** start of Dataset excerpts **

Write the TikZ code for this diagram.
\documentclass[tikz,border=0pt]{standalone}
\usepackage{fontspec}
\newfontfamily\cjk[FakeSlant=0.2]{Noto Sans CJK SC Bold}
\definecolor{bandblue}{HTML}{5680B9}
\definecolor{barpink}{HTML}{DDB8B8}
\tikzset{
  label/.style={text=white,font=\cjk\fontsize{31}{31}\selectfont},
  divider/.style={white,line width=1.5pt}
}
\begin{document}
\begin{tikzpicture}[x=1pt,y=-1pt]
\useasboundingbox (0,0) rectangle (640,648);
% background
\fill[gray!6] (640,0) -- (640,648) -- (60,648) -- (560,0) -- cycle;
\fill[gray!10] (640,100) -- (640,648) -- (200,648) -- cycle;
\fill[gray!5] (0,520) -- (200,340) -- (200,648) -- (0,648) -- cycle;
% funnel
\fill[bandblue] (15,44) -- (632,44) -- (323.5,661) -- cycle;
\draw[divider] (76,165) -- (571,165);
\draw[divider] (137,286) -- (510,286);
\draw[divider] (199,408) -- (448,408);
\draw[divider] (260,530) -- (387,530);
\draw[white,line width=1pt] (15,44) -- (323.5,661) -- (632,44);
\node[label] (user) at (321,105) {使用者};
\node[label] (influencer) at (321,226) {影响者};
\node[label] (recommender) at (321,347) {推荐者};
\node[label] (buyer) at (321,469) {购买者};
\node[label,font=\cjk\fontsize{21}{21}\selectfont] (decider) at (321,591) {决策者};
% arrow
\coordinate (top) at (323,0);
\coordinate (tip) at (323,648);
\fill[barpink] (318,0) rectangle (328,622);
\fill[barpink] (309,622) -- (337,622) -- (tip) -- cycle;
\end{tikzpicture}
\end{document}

** end of Dataset excerpts **
** start of Dataset excerpts **

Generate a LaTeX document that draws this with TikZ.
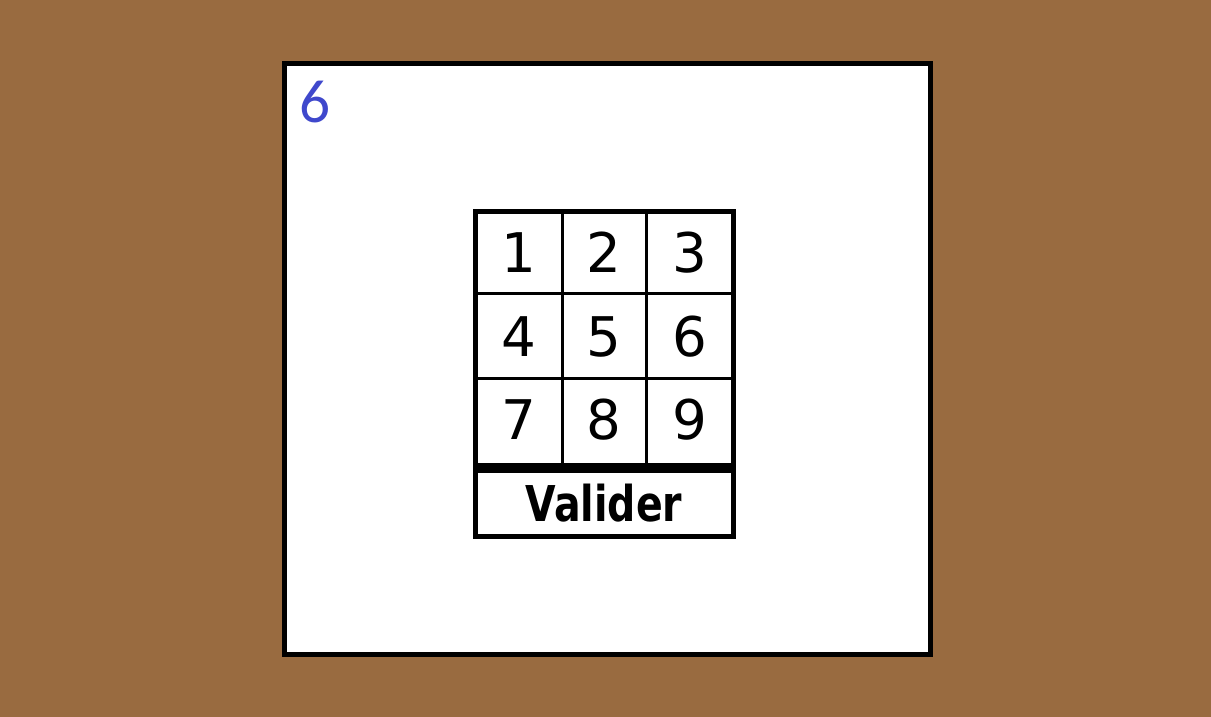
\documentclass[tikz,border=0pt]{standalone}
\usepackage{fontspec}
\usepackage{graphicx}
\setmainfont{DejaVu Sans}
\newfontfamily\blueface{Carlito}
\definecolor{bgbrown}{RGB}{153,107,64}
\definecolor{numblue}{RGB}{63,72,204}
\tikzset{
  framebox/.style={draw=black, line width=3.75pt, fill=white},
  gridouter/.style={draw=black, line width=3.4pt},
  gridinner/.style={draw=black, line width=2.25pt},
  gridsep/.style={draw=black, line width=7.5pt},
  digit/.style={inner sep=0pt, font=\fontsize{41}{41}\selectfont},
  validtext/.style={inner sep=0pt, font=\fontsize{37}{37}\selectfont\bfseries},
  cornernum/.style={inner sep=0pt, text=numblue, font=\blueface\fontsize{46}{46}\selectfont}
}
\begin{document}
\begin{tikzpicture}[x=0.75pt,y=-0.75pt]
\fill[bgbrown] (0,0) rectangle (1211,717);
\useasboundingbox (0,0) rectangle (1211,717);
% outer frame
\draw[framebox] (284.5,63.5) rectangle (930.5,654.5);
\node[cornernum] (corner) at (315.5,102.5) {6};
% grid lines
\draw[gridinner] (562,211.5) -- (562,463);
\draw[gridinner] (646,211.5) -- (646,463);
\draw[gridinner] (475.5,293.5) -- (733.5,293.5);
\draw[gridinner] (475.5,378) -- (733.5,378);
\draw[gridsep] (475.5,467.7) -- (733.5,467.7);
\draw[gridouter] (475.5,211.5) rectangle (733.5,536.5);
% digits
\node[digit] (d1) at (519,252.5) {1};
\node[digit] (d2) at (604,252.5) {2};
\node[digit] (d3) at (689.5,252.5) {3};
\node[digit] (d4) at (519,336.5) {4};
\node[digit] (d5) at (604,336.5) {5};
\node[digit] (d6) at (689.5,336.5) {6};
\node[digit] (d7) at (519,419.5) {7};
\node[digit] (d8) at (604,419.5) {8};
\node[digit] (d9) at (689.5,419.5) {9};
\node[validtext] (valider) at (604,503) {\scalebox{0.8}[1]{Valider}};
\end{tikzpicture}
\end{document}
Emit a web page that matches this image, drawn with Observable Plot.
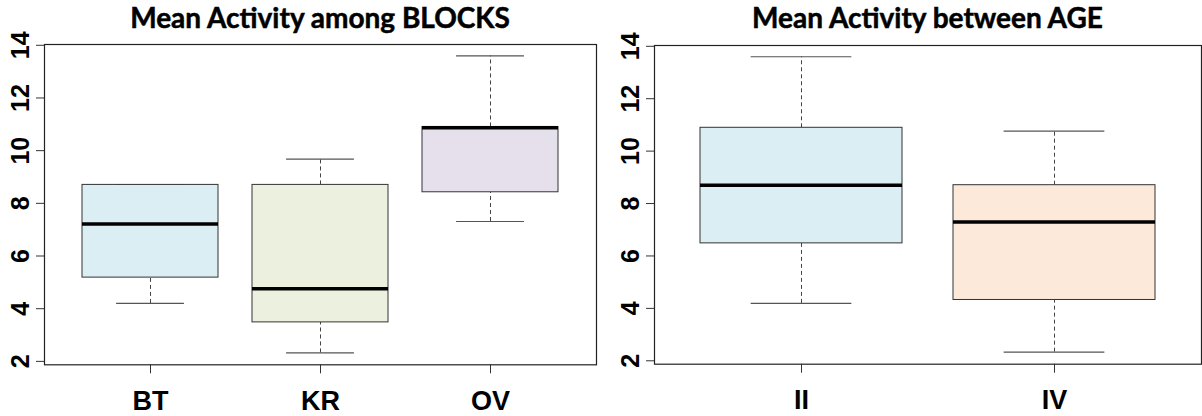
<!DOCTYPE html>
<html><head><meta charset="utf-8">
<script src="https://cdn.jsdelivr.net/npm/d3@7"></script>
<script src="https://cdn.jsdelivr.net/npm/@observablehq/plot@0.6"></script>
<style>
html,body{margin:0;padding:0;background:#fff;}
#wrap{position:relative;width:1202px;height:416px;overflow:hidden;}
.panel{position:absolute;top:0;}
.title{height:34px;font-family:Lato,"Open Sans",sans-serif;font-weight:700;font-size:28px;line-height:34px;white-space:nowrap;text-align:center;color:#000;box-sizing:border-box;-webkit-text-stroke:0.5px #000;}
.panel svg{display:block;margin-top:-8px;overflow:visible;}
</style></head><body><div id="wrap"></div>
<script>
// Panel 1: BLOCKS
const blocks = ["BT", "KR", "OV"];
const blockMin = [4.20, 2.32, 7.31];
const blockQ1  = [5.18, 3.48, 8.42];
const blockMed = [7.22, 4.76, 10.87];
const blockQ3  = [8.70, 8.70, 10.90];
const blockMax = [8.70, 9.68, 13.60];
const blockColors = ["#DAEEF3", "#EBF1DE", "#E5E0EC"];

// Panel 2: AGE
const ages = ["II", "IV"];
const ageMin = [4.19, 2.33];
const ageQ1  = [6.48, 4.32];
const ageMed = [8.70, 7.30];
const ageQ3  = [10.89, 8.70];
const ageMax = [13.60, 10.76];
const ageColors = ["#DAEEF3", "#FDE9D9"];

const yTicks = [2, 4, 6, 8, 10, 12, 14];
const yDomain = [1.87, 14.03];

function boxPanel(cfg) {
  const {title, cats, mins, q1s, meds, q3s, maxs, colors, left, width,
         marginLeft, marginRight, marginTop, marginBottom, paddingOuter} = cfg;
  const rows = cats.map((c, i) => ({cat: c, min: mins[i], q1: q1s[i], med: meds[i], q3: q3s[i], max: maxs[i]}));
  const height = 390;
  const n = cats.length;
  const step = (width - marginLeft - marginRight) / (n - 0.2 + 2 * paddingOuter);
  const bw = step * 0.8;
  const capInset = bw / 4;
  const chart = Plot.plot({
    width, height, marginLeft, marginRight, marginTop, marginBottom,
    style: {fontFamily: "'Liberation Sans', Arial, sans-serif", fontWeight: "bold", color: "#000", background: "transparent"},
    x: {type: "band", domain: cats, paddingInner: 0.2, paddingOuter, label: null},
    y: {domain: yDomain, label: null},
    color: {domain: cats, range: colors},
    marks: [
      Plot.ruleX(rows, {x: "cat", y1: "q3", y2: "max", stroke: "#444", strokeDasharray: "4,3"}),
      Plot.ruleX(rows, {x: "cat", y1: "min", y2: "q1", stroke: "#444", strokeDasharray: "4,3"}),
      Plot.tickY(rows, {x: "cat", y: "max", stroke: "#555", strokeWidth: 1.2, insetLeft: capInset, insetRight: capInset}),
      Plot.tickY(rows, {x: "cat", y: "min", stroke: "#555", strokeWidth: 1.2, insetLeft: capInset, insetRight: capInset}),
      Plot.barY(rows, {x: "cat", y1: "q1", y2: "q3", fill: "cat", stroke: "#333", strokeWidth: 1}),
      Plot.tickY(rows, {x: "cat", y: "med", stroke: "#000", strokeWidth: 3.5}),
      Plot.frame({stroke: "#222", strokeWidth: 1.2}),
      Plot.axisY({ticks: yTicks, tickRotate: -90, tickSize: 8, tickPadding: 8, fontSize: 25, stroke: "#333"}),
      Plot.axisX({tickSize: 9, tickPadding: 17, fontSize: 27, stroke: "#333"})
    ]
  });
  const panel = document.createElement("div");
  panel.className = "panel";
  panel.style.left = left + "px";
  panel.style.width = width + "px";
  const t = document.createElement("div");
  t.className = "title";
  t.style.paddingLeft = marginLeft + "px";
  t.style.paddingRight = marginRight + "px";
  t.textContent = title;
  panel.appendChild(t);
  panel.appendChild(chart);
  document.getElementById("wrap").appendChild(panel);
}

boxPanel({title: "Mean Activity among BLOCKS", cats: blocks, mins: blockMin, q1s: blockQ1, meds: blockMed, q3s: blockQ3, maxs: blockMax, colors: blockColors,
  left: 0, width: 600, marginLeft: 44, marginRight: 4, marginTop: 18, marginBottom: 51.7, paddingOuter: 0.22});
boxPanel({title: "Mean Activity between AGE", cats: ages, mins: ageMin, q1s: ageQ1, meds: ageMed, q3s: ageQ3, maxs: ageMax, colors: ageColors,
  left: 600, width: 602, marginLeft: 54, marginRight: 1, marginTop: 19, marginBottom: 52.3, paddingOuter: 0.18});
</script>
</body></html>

** end of Dataset excerpts **

* [Stated task]: Using the listing above, show each line holding the string "with".

* [Answer to the problem]:
Generate a LaTeX document that draws this with TikZ.
Emit a web page that matches this image, drawn with Observable Plot.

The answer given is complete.